Poor Auto-Scaling Configuration

Auto-scaling seems like an obvious solution to cost optimization, but poorly configured scaling policies often make the problem worse. Aggressive scaling policies that add instances too quickly or fail to scale down efficiently can lead to resource waste. Even more problematic are scaling configurations that create feedback loops—instances scaling up in response to their own initialization load, or applications that interpret scaling events as system problems requiring even more resources.

Data Transfer Nightmares

Data transfer costs are often overlooked during architecture planning but can quickly become budget killers. Architectures that frequently move data between availability zones, regions, or between AWS and external services can generate enormous transfer fees. A common scenario involves applications that process data in one region while storing results in another, creating a constant stream of expensive cross-region transfers.

Storage Mismanagement

Storage costs can spiral out of control through several mechanisms. Organizations often default to high-performance storage classes for all data, regardless of access patterns. Snapshots and backups accumulate without proper lifecycle management. Log files grow indefinitely without rotation policies. Development and testing environments mirror production storage configurations, creating unnecessary expense for non-critical workloads.

The Hidden Multiplier Effect

Poor architecture decisions don't exist in isolation—they compound each other. An oversized RDS instance generates more backup data, increasing storage costs and backup window times. Inefficient queries against this oversized database consume more CPU and I/O, potentially triggering auto-scaling in application tiers. The additional instances generate more logs and metrics, further increasing storage and data transfer costs.

This multiplier effect means that architectural problems grow exponentially rather than linearly. A 20% inefficiency in one component can easily translate to a 100% cost increase across the entire stack once all dependencies and cascading effects are considered.

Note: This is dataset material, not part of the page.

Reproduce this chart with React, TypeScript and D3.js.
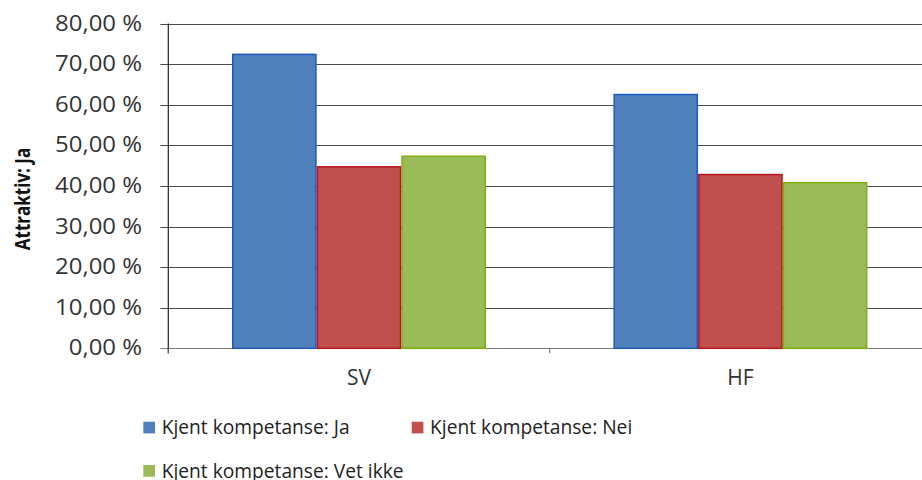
import React from "react";
import * as d3 from "d3";

const categories = ["SV", "HF"];
const seriesNames = [
  "Kjent kompetanse: Ja",
  "Kjent kompetanse: Nei",
  "Kjent kompetanse: Vet ikke",
];
const valuesJa = [0.724, 0.625];
const valuesNei = [0.447, 0.428];
const valuesVetIkke = [0.473, 0.408];
const yTicks = [0, 0.1, 0.2, 0.3, 0.4, 0.5, 0.6, 0.7, 0.8];
const yTitle = "Attraktiv: Ja";

const fills = ["#4F81BD", "#C0504D", "#9BBB59"];
const strokes = ["#1F58C0", "#B8141E", "#7DAE0A"];

const W = 922;
const H = 480;
const left = 168.3;
const bandW = 381.4;
const top = 23.5;
const bottom = 348.3;
const FONT = "'Open Sans', 'DejaVu Sans', sans-serif";

export default function App() {
  const seriesValues = [valuesJa, valuesNei, valuesVetIkke];
  const x = d3
    .scaleBand<string>()
    .domain(categories)
    .range([left, left + bandW * categories.length])
    .paddingInner(0)
    .paddingOuter(0);
  const xs = d3
    .scaleBand<string>()
    .domain(seriesNames)
    .range([63.7, bandW - 63.7])
    .paddingInner(0)
    .paddingOuter(0);
  const y = d3.scaleLinear().domain([0, 0.8]).range([bottom, top]);
  const fmt = (v: number) => d3.format(".2f")(v * 100).replace(".", ",") + " %";

  const rightEnd = left + bandW * categories.length;

  return (
    <svg
      width={W}
      height={H}
      style={{ position: "absolute", left: 0, top: 0, background: "#fff" }}
      fontFamily={FONT}
    >
      {/* gridlines */}
      {yTicks.map((t) => (
        <line
          key={"g" + t}
          x1={left - 8}
          x2={rightEnd}
          y1={Math.round(y(t)) + 0.5}
          y2={Math.round(y(t)) + 0.5}
          stroke={t === 0 ? "#7a7a7a" : "#4a4a4a"}
          strokeWidth={1}
        />
      ))}
      {/* bars */}
      {seriesNames.map((s, si) =>
        categories.map((c, ci) => {
          const v = seriesValues[si][ci];
          const bx = (x(c) as number) + (xs(s) as number);
          return (
            <rect
              key={s + c}
              x={bx + 0.75}
              y={y(v)}
              width={xs.bandwidth() - 1.5}
              height={bottom - y(v)}
              fill={fills[si]}
              stroke={strokes[si]}
              strokeWidth={1.5}
            />
          );
        })
      )}
      {/* y axis */}
      <line x1={left} x2={left} y1={top} y2={bottom + 5} stroke="#222" strokeWidth={1.2} />
      {/* category ticks */}
      {[...categories.map((c) => x(c) as number), rightEnd].map((px, i) => (
        <line key={"ct" + i} x1={px} x2={px} y1={bottom} y2={bottom + 5} stroke="#666" />
      ))}
      {/* y tick labels */}
      {yTicks.map((t) => (
        <text
          key={"l" + t}
          transform={`translate(142,${y(t) + 7}) scale(1.14,1)`}
          textAnchor="end"
          fontSize={21}
          fill="#333"
        >
          {fmt(t)}
        </text>
      ))}
      {/* category labels */}
      {categories.map((c) => (
        <text
          key={"c" + c}
          x={(x(c) as number) + bandW / 2}
          y={385}
          textAnchor="middle"
          fontSize={21}
          fill="#333"
        >
          {c}
        </text>
      ))}
      {/* y title */}
      <text
        transform={`translate(30,199) rotate(-90) scale(1,1.3)`}
        textAnchor="middle"
        fontSize={17}
        fontWeight="bold"
        fill="#111"
      >
        {yTitle}
      </text>
      {/* legend */}
      {seriesNames.map((s, i) => {
        const lx = i === 1 ? 411.7 : 143.3;
        const ly = i === 2 ? 465 : 421.7;
        return (
          <g key={"lg" + s}>
            <rect x={lx} y={ly} width={11.7} height={11.7} fill={fills[i]} />
            <text x={lx + 18.4} y={ly + 12.5} fontSize={19.2} fill="#222">
              {s}
            </text>
          </g>
        );
      })}
    </svg>
  );
}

Prevention Through Architectural Discipline

Preventing AWS bill shock requires embedding cost awareness into architectural decision-making from the beginning. This starts with understanding the pricing implications of every architectural choice. Before selecting an instance type, storage class, or service configuration, architects should model the cost impact under various usage scenarios.

Right-Sizing from Day One

Proper sizing requires understanding actual workload characteristics rather than making assumptions. Use AWS tools like Compute Optimizer and CloudWatch to analyze real usage patterns. Start with smaller instances and scale up based on observed demand rather than theoretical requirements. Implement monitoring that tracks both performance metrics and cost per unit of work.

Design for Cost Visibility

Architect systems with cost transparency built in. Use resource tagging strategies that allow costs to be attributed to specific applications, environments, or business units. Design logging and monitoring systems that track resource utilization alongside business metrics, making it possible to correlate costs with value delivered.

Implement Governance and Automation

Establish automated governance mechanisms that prevent common cost problems. Use AWS Config rules to identify untagged resources, oversized instances, or non-compliant configurations. Implement Lambda functions that automatically shut down development resources outside business hours or clean up orphaned resources.

The Path Forward

AWS bill shock isn't inevitable—it's the predictable result of architectural decisions made without considering cost implications. Organizations that treat cost optimization as an afterthought will continue to face unexpected bills and budget overruns. Those that embed cost awareness into their architectural practices from the beginning will find that efficient, cost-effective cloud architectures are not only possible but often perform better than their inefficient counterparts.

The cloud's pay-per-use model is both its greatest strength and its biggest trap. Used thoughtfully, it enables unprecedented efficiency and scalability. Used carelessly, it becomes an expensive lesson in the importance of architectural discipline. The difference lies not in the complexity of the solution, but in the rigor of the process used to design it.